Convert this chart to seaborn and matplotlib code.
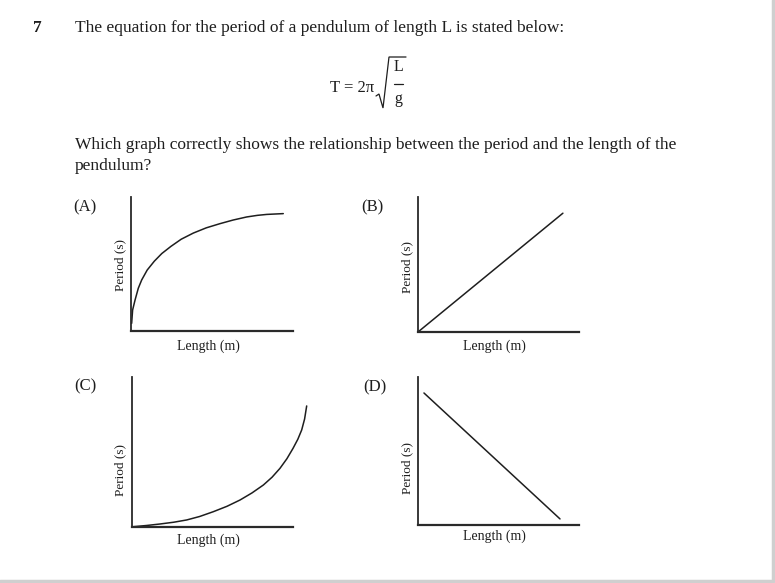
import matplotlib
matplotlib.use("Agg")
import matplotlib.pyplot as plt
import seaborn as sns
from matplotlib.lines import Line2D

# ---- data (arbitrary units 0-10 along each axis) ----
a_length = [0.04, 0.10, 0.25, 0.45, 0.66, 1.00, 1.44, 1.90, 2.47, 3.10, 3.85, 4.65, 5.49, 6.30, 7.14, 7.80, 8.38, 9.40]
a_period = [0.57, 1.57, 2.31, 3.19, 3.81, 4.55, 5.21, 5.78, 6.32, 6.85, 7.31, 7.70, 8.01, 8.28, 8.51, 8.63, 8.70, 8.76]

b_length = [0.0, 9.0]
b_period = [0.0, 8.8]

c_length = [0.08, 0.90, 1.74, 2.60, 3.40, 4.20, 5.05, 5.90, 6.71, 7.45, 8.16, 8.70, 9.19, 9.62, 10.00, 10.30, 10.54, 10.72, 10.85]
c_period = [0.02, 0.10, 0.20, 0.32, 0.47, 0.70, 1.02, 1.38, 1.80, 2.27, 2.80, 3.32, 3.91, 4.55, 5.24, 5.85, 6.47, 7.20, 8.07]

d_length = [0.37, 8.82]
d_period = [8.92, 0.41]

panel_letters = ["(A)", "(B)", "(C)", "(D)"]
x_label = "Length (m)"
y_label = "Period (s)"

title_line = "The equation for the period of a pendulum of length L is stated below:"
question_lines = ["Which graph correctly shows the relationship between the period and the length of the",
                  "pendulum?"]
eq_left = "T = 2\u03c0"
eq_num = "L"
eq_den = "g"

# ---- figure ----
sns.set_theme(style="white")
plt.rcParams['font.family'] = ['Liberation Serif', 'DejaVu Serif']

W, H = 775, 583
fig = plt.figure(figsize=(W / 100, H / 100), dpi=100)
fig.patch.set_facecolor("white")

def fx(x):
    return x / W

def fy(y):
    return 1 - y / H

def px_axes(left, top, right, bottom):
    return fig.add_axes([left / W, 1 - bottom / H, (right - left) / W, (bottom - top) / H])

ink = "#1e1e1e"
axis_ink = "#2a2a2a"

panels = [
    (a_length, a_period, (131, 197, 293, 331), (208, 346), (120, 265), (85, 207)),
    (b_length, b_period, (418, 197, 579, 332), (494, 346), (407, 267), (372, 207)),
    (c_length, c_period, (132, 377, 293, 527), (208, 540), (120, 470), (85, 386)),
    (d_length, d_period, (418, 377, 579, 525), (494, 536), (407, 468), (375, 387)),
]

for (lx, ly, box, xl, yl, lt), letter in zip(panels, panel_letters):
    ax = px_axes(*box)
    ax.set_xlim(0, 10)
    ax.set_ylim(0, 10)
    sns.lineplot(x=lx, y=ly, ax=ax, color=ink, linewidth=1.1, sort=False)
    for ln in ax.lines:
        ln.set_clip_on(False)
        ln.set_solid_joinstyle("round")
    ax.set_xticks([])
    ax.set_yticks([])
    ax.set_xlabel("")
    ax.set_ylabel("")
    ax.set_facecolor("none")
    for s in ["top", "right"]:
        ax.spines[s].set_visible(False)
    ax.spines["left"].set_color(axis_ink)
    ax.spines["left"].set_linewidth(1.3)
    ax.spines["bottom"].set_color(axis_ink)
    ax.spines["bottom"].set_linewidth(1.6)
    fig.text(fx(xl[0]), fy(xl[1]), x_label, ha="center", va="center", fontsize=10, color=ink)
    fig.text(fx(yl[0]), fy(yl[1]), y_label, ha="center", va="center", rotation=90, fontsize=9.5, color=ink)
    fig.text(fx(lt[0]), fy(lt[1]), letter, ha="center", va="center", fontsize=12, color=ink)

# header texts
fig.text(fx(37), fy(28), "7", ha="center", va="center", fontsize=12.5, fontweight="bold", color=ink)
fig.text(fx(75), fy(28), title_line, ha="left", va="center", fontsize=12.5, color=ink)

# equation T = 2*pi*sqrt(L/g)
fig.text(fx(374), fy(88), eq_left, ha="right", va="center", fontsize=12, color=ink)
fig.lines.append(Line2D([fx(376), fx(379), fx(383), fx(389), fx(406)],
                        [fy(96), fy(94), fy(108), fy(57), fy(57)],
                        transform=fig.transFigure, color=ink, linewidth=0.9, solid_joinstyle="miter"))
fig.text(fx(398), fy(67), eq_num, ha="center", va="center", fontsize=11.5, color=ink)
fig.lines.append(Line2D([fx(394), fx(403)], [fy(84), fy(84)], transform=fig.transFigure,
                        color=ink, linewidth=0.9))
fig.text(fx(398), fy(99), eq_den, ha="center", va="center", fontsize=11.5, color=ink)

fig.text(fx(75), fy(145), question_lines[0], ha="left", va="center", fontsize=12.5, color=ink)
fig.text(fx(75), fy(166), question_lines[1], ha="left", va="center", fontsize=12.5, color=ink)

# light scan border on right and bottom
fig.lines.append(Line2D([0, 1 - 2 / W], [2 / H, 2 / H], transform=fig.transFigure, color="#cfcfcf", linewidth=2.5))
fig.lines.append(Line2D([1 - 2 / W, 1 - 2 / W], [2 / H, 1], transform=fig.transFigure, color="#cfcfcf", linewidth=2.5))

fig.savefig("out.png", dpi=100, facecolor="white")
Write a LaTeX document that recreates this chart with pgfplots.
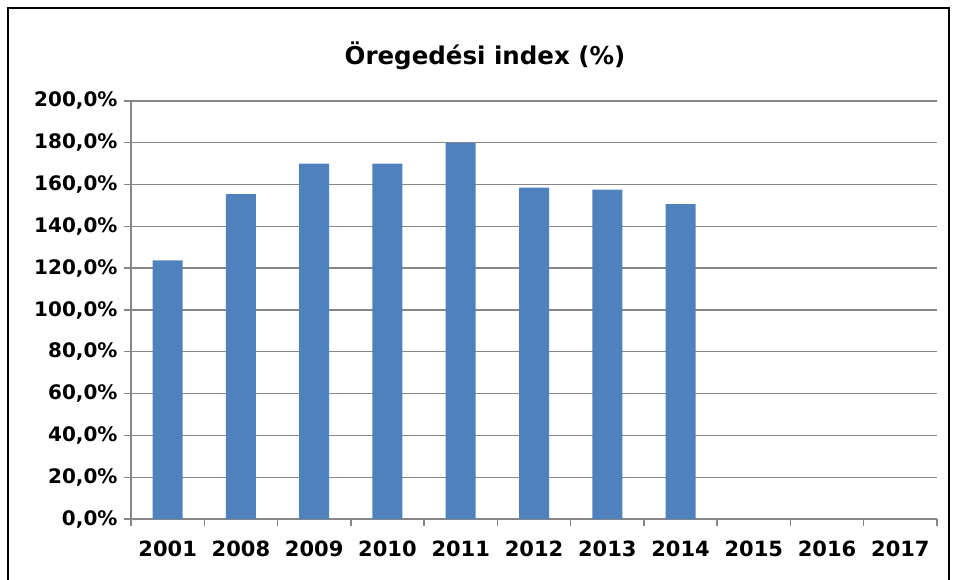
########
What needs to be done. Look through the entries above; copy each line where the string "chart" appears.

Task result.
Convert this chart to seaborn and matplotlib code.
Write a LaTeX document that recreates this chart with pgfplots.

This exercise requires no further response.